Map of the Salish Sea & Surrounding Basin, Stefan Freelan, Western Washington University, 2009

Where are the boundaries of the Salish Sea? 

The surrounding basin extends as far as British Columbia’s Mount Waddington in the north and Mount Rainier in the south. It includes the cities of Olympia, Tacoma, Seattle, Port Angeles, and Bellingham in Washington as well as Vancouver and Victoria in British Columbia. The region extends from the entrance of the Strait of Juan de Fuca in the west, northward encompassing the Strait of Georgia, and south as far as Olympic National Park. In other words, if it’s a major landmark in the coastal Pacific Northwest, it’s either part of the Salish Sea or adjacent to it.

The Salish Sea and its surrounding land is shared somewhat equally between the United States and Canada. The 49th parallel defines the land border between the two nations, and once the border hits the Pacific Ocean, it dips southward directly through the middle of the Salish Sea, dividing the region so that Canada owns Vancouver Island and the San Juan Islands belong to the United States.

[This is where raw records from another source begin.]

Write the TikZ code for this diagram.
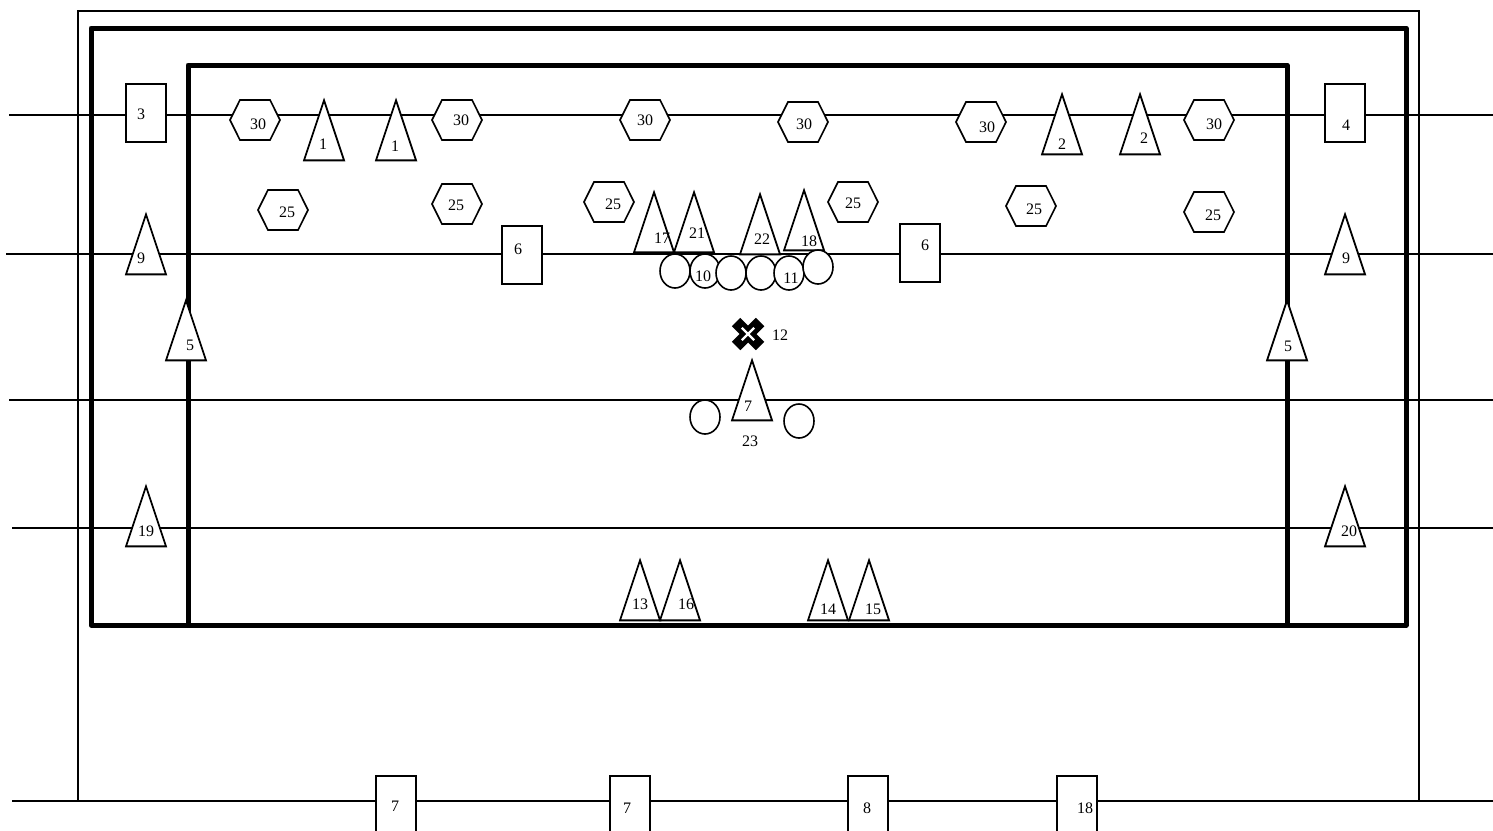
\documentclass[tikz,border=0pt]{standalone}
\usepackage{fontspec}
\setmainfont{Liberation Serif}
\usetikzlibrary{shapes.geometric,shapes.symbols,shapes.misc}

\tikzset{
    wire/.style={line width=1.3pt},
    thinwall/.style={line width=1pt},
    thickwall/.style={line width=2.5pt, line join=round},
    rectbox/.style={rectangle, draw, fill=white, line width=0.7pt, inner sep=0pt, minimum width=20pt, minimum height=29pt},
    hexbox/.style={signal, signal to=east and west, signal pointer angle=127, draw, fill=white, line width=0.8pt, inner sep=0pt, minimum width=25pt, minimum height=20pt},
    tribox/.style={isosceles triangle, isosceles triangle stretches, shape border rotate=90, draw, fill=white, line width=0.9pt, inner sep=0pt, minimum width=20pt, minimum height=30pt, anchor=apex, yshift=1pt},
    roundbox/.style={ellipse, draw, fill=white, line width=0.8pt, inner sep=0pt, minimum width=15pt, minimum height=17pt},
    num/.style={font=\fontsize{8}{9}\selectfont, inner sep=0pt}
}

\begin{document}
\begin{tikzpicture}[x=0.5pt, y=-0.5pt]
        \clip (0,0) rectangle (1493,830);
        % walls
        \draw[thinwall] (78,801) -- (78,11) -- (1419,11) -- (1419,801);
        \draw[thickwall] (91,28) rectangle (1406,625);
        \draw[thickwall] (188,625) -- (188,65) -- (1287,65) -- (1287,625);
        % wires
        \coordinate (rowa-w) at (9,115);
        \coordinate (rowa-e) at (1493,115);
        \coordinate (rowb-w) at (6,254);
        \coordinate (rowb-e) at (1493,254);
        \coordinate (rowc-w) at (9,400);
        \coordinate (rowc-e) at (1493,400);
        \coordinate (rowd-w) at (12,528);
        \coordinate (rowd-e) at (1493,528);
        \coordinate (rowe-w) at (12,801);
        \coordinate (rowe-e) at (1493,801);
        \draw[wire] (rowa-w) -- (rowa-e);
        \draw[wire] (rowb-w) -- (rowb-e);
        \draw[wire] (rowc-w) -- (rowc-e);
        \draw[wire] (rowd-w) -- (rowd-e);
        \draw[wire] (rowe-w) -- (rowe-e);
        % boxes
        \node[rectbox] (boxa) at (146,113) {}; \node[num] (boxa-n) at (141,114) {3};
        \node[rectbox] (boxb) at (1345,113) {}; \node[num] (boxb-n) at (1346,125) {4};
        \node[rectbox] (boxc) at (522,255) {}; \node[num] (boxc-n) at (518,249) {6};
        \node[rectbox] (boxd) at (920,253) {}; \node[num] (boxd-n) at (925,245) {6};
        \node[rectbox] (boxe) at (396,805) {}; \node[num] (boxe-n) at (395,806) {7};
        \node[rectbox] (boxf) at (630,805) {}; \node[num] (boxf-n) at (627,808) {7};
        \node[rectbox] (boxg) at (868,805) {}; \node[num] (boxg-n) at (867,808) {8};
        \node[rectbox] (boxh) at (1077,805) {}; \node[num] (boxh-n) at (1085,808) {18};
        % upper hexagons
        \node[hexbox] (hexa) at (255,120) {}; \node[num] (hexa-n) at (258,124) {30};
        \node[hexbox] (hexb) at (457,120) {}; \node[num] (hexb-n) at (461,120) {30};
        \node[hexbox] (hexc) at (645,120) {}; \node[num] (hexc-n) at (645,120) {30};
        \node[hexbox] (hexd) at (803,122) {}; \node[num] (hexd-n) at (804,124) {30};
        \node[hexbox] (hexe) at (981,122) {}; \node[num] (hexe-n) at (987,127) {30};
        \node[hexbox] (hexf) at (1209,120) {}; \node[num] (hexf-n) at (1214,124) {30};
        % lower hexagons
        \node[hexbox] (hexg) at (283,210) {}; \node[num] (hexg-n) at (287,212) {25};
        \node[hexbox] (hexh) at (457,204) {}; \node[num] (hexh-n) at (456,205) {25};
        \node[hexbox] (hexi) at (609,202) {}; \node[num] (hexi-n) at (613,204) {25};
        \node[hexbox] (hexj) at (853,202) {}; \node[num] (hexj-n) at (853,203) {25};
        \node[hexbox] (hexk) at (1031,206) {}; \node[num] (hexk-n) at (1034,209) {25};
        \node[hexbox] (hexl) at (1209,212) {}; \node[num] (hexl-n) at (1213,215) {25};
        % triangles
        \node[tribox] (tria) at (324,100) {}; \node[num] (tria-n) at (323,144) {1};
        \node[tribox] (trib) at (396,100) {}; \node[num] (trib-n) at (395,146) {1};
        \node[tribox] (tric) at (1062,94) {}; \node[num] (tric-n) at (1062,144) {2};
        \node[tribox] (trid) at (1140,94) {}; \node[num] (trid-n) at (1144,138) {2};
        \node[tribox] (trie) at (146,214) {}; \node[num] (trie-n) at (141,258) {9};
        \node[tribox] (trif) at (1345,214) {}; \node[num] (trif-n) at (1346,258) {9};
        \node[tribox] (trig) at (186,300) {}; \node[num] (trig-n) at (190,345) {5};
        \node[tribox] (trih) at (1287,300) {}; \node[num] (trih-n) at (1288,346) {5};
        \node[tribox] (trii) at (146,486) {}; \node[num] (trii-n) at (146,531) {19};
        \node[tribox] (trij) at (1345,486) {}; \node[num] (trij-n) at (1349,531) {20};
        \node[tribox] (trik) at (752,360) {}; \node[num] (trik-n) at (748,406) {7};
        \node[tribox] (tril) at (654,192) {}; \node[num] (tril-n) at (662,238) {17};
        \node[tribox] (trim) at (694,192) {}; \node[num] (trim-n) at (697,233) {21};
        \node[tribox] (trin) at (760,194) {}; \node[num] (trin-n) at (762,239) {22};
        \node[tribox] (trio) at (804,190) {}; \node[num] (trio-n) at (809,241) {18};
        \node[tribox] (trip) at (640,560) {}; \node[num] (trip-n) at (640,604) {13};
        \node[tribox] (triq) at (680,560) {}; \node[num] (triq-n) at (686,604) {16};
        \node[tribox] (trir) at (828,560) {}; \node[num] (trir-n) at (828,609) {14};
        \node[tribox] (tris) at (869,560) {}; \node[num] (tris-n) at (873,609) {15};
        % circles
        \node[roundbox] (cira) at (675,271) {};
        \node[roundbox] (cirb) at (705,271) {}; \node[num] (cirb-n) at (703,276) {10};
        \node[roundbox] (circ) at (731,273) {};
        \node[roundbox] (cird) at (761,273) {};
        \node[roundbox] (cire) at (789,273) {}; \node[num] (cire-n) at (791,278) {11};
        \node[roundbox] (cirf) at (818,267) {};
        \node[roundbox] (cirg) at (705,417) {};
        \node[roundbox] (cirh) at (799,421) {};
        \node[num] (cirlabel) at (750,441) {23};
        % centre mark
        \node[cross out, draw=black, line width=6pt, minimum size=6pt, inner sep=0pt] (marka) at (748,334) {};
        \node[cross out, draw=white, line width=1.2pt, minimum size=5pt, inner sep=0pt] (markb) at (748,334) {};
        \node[num] (marka-n) at (780,335) {12};
    \end{tikzpicture}
\end{document}
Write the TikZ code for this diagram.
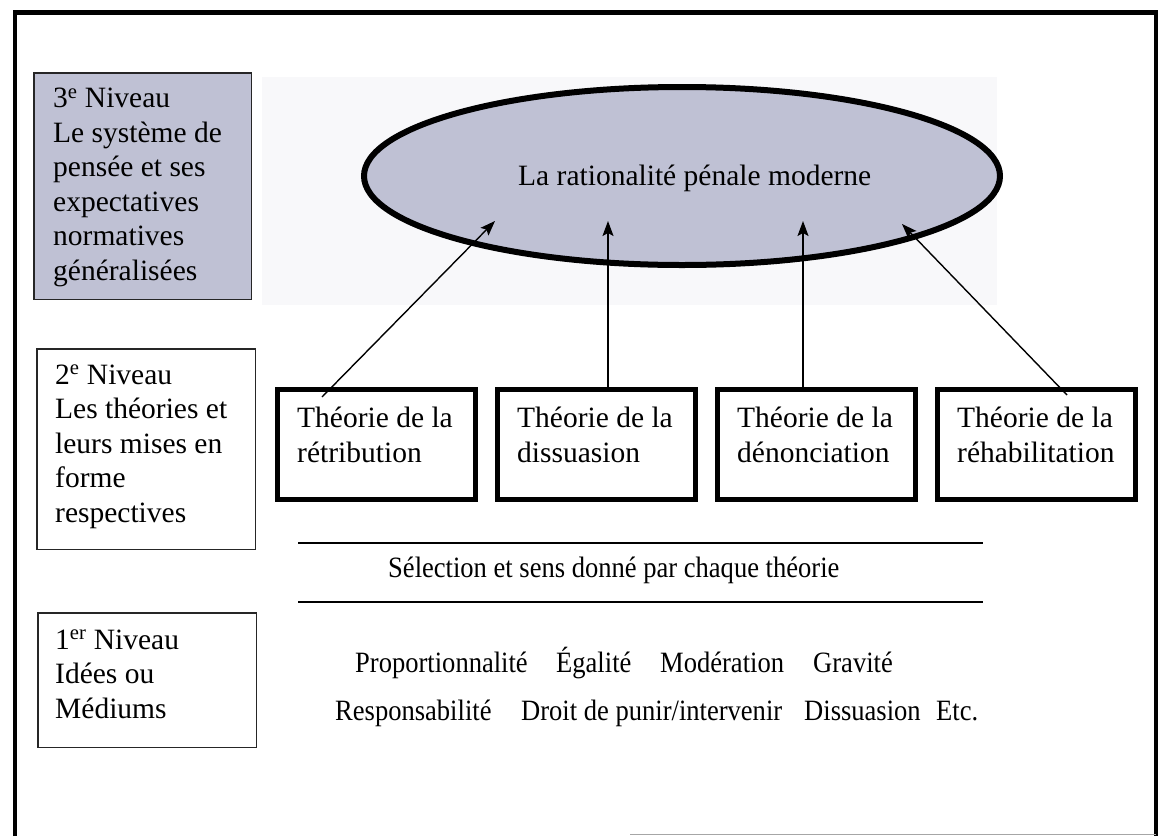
\documentclass[tikz,border=0pt]{standalone}
\usepackage{fontspec}
\setmainfont{Liberation Serif}
\newfontfamily\condfont{Liberation Serif}[FakeStretch=0.9]
\usetikzlibrary{calc,shapes.geometric,arrows.meta}
\definecolor{lav}{RGB}{191,193,212}
\definecolor{faint}{RGB}{248,248,250}
\begin{document}
\begin{tikzpicture}[x=1pt,y=-1pt,
  font=\fontsize{29.5}{34.5}\selectfont,
  lvlbox/.style={draw=black!85, line width=1.5pt, inner sep=0pt},
  thbox/.style={draw=black, line width=5pt, inner sep=0pt, minimum width=198pt, minimum height=110pt},
  lbl/.style={inner sep=0pt, align=left, anchor=base west},
  cond/.style={inner sep=0pt, anchor=base west, font=\condfont\fontsize{29.5}{34.5}\selectfont},
  conn/.style={line width=1.4pt, -{Stealth[length=15pt,width=11pt,inset=3pt]}},
  sep/.style={line width=1.8pt},
]
\useasboundingbox (0,0) rectangle (1160,836);
% frame
\draw[line width=4.5pt] (15,836) -- (15,12.5) -- (1156,12.5) -- (1156,836);
\draw[black!35, line width=1.5pt] (630,834.5) -- (1156,834.5);
% faint background behind ellipse
\fill[faint] (262,77) rectangle (997,305);
% level boxes (text anchored at the baseline of the last line)
\node[lvlbox, fill=lav, minimum width=217.5pt, minimum height=226.5pt] (n3) at (142.5,186) {};
\node[lbl] (t3) at (53,280) {3\textsuperscript{e} Niveau\\Le système de\\pensée et ses\\expectatives\\normatives\\généralisées};
\node[lvlbox, minimum width=218.5pt, minimum height=200.5pt] (n2) at (146,449) {};
\node[lbl] (t2) at (55,522) {2\textsuperscript{e} Niveau\\Les théories et\\leurs mises en\\forme\\respectives};
\node[lvlbox, minimum width=218.5pt, minimum height=134.5pt] (n1) at (147,680) {};
\node[lbl] (t1) at (55,718) {1\textsuperscript{er} Niveau\\Idées ou\\Médiums};
% ellipse
\node[ellipse, draw, line width=6pt, fill=lav, minimum width=636pt, minimum height=178pt, inner sep=0pt] (ell) at (682,176) {};
\node[inner sep=0pt, anchor=base west] (title) at (518,185) {La rationalité pénale moderne};
% theory boxes
\node[thbox] (b1) at (376.5,444.5) {};
\node[thbox] (b2) at (596.5,444.5) {};
\node[thbox] (b3) at (816.5,444.5) {};
\node[thbox] (b4) at (1036.5,444.5) {};
\node[lbl] (tb1) at (297,462) {Théorie de la\\rétribution};
\node[lbl] (tb2) at (517,462) {Théorie de la\\dissuasion};
\node[lbl] (tb3) at (737,462) {Théorie de la\\dénonciation};
\node[lbl] (tb4) at (957,462) {Théorie de la\\réhabilitation};
% arrows
\coordinate (s1) at (322,397);
\coordinate (e1) at (495,221);
\coordinate (e2) at (608,221);
\coordinate (e3) at (803,221);
\coordinate (s4) at (1067,395);
\coordinate (e4) at (902,224);
\draw[conn] (s1) -- (e1);
\draw[conn] (e2 |- b2.north) -- (e2);
\draw[conn] (e3 |- b3.north) -- (e3);
\draw[conn] (s4) -- (e4);
% separator lines
\coordinate (la) at (298,543);
\coordinate (lb) at (983,543);
\coordinate (lc) at (298,602);
\coordinate (ld) at (983,602);
\draw[sep] (la) -- (lb);
\draw[sep] (lc) -- (ld);
\node[cond] (sel) at (388,577) {Sélection et sens donné par chaque théorie};
% level 1 ideas
\node[cond] (i1) at (355,672) {Proportionnalité};
\node[cond] (i2) at (556,672) {Égalité};
\node[cond] (i3) at (660,672) {Modération};
\node[cond] (i4) at (813,672) {Gravité};
\node[cond] (i5) at (335,720) {Responsabilité};
\node[cond] (i6) at (521,720) {Droit de punir/intervenir};
\node[cond] (i7) at (804,720) {Dissuasion};
\node[cond] (i8) at (936,720) {Etc.};
\end{tikzpicture}
\end{document}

What can I see in the Salish Sea region? 

Point Roberts, Washington

The lone outlier to this tidy division is the town of Point Roberts, Washington, a sleepy beach town of around 1,000 residents, located just south of Vancouver. Because this “pene-enclave” dips below the 49th parallel, it is technically a part of the United States despite being completely cut off from it. Traveling to the U.S. mainland from Point Roberts involves crossing two land borders or visiting via private boat. 

San Juan Islands

Due south of Point Roberts are the San Juan Islands, a popular tourist destination with ample opportunities for hiking, kayaking, and exploring via Zodiac. The islands feature second-growth forests filled with wildlife, including more than 125 breeding pairs of bald eagles. The waters around the San Juans are also one of the easiest places to spot whales. Between March and October, visitors are likely to spot the local pods of killer whales, as well as the occasional humpback or minke whale. 

Olympic National Park

Back on the mainland, Olympic National Park lies on a peninsula at the southernmost edge of the Salish Sea basin. Sandwiched between the Olympic Mountains and the Strait of Juan de Fuca, the park features varied terrain including from temperate rainforests to glaciated mountains, and is home to numerous endemic plant and animal species.